Records for processing.
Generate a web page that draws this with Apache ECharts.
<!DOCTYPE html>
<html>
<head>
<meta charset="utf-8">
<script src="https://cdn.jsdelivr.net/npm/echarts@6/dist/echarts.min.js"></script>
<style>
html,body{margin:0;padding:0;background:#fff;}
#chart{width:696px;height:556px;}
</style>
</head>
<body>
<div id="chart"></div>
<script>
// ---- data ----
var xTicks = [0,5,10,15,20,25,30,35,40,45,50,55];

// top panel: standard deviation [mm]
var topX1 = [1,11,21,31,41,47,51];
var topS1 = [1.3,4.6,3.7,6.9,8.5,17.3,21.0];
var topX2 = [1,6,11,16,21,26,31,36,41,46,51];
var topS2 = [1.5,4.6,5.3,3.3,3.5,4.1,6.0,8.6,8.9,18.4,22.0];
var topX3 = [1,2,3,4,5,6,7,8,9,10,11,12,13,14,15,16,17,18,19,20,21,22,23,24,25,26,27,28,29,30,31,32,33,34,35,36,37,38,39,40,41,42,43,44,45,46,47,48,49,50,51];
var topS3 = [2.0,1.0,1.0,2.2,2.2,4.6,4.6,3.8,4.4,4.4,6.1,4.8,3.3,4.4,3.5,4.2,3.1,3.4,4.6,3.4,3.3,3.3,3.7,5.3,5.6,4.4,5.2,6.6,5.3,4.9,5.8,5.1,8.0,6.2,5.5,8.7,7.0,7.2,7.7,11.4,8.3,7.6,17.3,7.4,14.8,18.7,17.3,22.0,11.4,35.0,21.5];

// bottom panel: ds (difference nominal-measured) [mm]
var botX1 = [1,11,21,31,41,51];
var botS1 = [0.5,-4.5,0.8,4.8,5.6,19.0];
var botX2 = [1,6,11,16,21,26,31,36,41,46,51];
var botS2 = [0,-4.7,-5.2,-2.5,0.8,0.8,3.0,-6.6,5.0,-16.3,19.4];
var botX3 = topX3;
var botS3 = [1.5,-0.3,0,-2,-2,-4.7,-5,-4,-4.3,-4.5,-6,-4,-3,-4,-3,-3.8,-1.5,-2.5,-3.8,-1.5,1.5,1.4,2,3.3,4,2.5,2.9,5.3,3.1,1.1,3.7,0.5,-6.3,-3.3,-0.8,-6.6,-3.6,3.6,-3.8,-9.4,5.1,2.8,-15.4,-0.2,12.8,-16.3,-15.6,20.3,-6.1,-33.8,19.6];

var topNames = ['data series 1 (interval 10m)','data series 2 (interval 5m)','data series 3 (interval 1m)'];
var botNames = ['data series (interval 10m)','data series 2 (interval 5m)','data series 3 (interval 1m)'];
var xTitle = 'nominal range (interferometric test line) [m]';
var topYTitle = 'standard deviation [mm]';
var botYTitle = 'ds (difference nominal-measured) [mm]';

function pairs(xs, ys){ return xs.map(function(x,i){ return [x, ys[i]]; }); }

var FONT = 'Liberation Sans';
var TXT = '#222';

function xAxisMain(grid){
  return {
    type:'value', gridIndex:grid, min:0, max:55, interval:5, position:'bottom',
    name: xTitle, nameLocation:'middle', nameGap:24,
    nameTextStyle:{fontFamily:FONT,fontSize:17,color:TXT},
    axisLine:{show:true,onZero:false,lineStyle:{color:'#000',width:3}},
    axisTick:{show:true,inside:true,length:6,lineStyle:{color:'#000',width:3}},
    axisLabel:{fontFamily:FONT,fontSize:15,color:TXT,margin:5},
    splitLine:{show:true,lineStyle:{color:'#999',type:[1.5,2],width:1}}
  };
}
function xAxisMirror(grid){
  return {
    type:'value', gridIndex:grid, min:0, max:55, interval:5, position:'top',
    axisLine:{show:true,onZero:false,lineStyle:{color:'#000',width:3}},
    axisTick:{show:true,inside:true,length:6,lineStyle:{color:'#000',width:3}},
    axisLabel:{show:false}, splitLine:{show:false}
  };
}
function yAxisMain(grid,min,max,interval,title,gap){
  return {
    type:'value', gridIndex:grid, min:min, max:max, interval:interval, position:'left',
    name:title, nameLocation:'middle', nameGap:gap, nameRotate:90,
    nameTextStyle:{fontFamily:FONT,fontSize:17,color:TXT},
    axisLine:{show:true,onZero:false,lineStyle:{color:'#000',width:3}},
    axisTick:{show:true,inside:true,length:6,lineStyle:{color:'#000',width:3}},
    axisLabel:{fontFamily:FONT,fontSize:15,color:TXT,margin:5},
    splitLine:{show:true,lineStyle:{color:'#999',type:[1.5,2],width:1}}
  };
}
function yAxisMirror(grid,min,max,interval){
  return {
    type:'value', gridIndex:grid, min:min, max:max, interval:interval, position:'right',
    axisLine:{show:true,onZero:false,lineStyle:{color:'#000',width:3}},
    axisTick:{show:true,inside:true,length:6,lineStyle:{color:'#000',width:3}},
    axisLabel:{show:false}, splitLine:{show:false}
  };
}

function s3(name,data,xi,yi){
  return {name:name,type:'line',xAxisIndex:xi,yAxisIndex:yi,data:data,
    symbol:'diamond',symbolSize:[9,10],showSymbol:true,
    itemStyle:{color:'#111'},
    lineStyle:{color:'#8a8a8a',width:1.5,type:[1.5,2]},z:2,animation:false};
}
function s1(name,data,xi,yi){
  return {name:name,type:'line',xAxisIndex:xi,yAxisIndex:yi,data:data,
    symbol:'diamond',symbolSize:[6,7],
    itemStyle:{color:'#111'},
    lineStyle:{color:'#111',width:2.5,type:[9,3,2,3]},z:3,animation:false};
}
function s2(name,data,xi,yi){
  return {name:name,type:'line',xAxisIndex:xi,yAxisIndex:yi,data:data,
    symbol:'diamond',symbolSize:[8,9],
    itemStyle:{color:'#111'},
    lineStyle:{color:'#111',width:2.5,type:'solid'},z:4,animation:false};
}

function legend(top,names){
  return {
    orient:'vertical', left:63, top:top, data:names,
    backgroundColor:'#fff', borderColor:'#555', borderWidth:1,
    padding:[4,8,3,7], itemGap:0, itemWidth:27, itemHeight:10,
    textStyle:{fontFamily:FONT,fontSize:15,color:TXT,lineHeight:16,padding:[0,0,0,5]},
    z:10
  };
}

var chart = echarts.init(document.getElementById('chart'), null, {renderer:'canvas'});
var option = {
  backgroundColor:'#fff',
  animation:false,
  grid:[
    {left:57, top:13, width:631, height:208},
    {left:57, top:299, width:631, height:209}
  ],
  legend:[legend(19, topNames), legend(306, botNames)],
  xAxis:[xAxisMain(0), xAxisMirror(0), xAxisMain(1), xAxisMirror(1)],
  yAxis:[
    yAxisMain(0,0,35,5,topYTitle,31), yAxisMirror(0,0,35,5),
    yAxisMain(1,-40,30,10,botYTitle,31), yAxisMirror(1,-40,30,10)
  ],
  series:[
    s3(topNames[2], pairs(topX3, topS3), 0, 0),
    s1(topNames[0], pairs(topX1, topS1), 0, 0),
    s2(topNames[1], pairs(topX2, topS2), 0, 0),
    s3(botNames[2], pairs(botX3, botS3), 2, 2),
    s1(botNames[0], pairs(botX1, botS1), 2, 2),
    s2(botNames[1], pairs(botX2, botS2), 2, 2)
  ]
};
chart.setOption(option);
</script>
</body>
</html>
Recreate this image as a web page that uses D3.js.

Exercise. From the entries above, list each line with "that" in it.

Answer to this task.
Generate a web page that draws this with Apache ECharts.
Recreate this image as a web page that uses D3.js.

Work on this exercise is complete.